Dataset excerpt
----------
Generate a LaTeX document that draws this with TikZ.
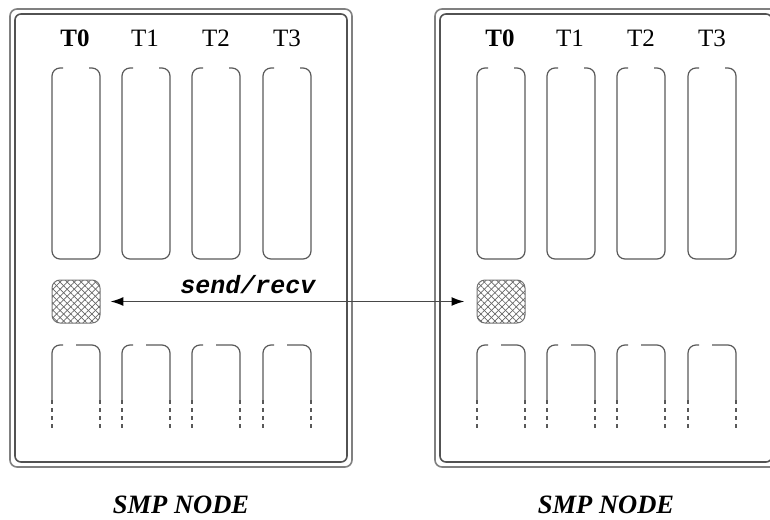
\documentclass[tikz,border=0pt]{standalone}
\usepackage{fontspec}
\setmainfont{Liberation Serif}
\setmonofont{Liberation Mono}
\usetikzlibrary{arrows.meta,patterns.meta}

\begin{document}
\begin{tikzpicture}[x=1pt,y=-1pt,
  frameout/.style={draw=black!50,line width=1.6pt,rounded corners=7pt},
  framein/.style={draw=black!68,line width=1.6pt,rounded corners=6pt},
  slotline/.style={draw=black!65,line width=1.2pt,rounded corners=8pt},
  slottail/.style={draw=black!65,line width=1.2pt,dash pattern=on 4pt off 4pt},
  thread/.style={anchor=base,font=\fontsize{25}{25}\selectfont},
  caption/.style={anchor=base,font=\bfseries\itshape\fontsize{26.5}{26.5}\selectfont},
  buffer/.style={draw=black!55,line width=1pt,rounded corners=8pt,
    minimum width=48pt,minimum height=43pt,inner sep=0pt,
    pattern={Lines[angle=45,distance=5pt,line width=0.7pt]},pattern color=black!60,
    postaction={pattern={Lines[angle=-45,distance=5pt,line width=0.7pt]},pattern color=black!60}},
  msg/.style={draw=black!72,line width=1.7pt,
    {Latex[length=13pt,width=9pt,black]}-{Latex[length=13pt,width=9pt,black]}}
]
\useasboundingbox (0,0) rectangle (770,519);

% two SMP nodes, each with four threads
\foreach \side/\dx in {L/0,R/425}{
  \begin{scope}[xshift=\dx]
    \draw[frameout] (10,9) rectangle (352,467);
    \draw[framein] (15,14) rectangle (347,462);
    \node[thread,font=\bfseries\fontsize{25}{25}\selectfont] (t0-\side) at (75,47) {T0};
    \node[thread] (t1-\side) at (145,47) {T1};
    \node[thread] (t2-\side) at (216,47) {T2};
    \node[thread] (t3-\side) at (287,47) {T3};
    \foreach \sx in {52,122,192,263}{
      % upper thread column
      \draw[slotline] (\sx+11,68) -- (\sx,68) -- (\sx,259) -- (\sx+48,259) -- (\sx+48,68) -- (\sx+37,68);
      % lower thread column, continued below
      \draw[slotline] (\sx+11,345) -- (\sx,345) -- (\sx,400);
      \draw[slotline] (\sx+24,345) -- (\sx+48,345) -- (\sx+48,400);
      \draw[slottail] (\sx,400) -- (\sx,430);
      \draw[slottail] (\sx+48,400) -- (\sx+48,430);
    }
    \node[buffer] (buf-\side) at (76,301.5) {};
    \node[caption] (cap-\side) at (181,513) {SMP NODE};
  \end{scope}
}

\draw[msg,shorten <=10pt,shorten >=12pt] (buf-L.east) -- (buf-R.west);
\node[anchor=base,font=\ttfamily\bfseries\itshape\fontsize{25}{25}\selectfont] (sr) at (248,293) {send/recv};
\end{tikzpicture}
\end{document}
----------
Instruction
With all pictures left out, please transcribe exactly the lines from the start of the material through the line with "(0,0) rectangle (770,519);".

Response to this task
Generate a LaTeX document that draws this with TikZ.
\documentclass[tikz,border=0pt]{standalone}
\usepackage{fontspec}
\setmainfont{Liberation Serif}
\setmonofont{Liberation Mono}
\usetikzlibrary{arrows.meta,patterns.meta}

\begin{document}
\begin{tikzpicture}[x=1pt,y=-1pt,
  frameout/.style={draw=black!50,line width=1.6pt,rounded corners=7pt},
  framein/.style={draw=black!68,line width=1.6pt,rounded corners=6pt},
  slotline/.style={draw=black!65,line width=1.2pt,rounded corners=8pt},
  slottail/.style={draw=black!65,line width=1.2pt,dash pattern=on 4pt off 4pt},
  thread/.style={anchor=base,font=\fontsize{25}{25}\selectfont},
  caption/.style={anchor=base,font=\bfseries\itshape\fontsize{26.5}{26.5}\selectfont},
  buffer/.style={draw=black!55,line width=1pt,rounded corners=8pt,
    minimum width=48pt,minimum height=43pt,inner sep=0pt,
    pattern={Lines[angle=45,distance=5pt,line width=0.7pt]},pattern color=black!60,
    postaction={pattern={Lines[angle=-45,distance=5pt,line width=0.7pt]},pattern color=black!60}},
  msg/.style={draw=black!72,line width=1.7pt,
    {Latex[length=13pt,width=9pt,black]}-{Latex[length=13pt,width=9pt,black]}}
]
\useasboundingbox (0,0) rectangle (770,519);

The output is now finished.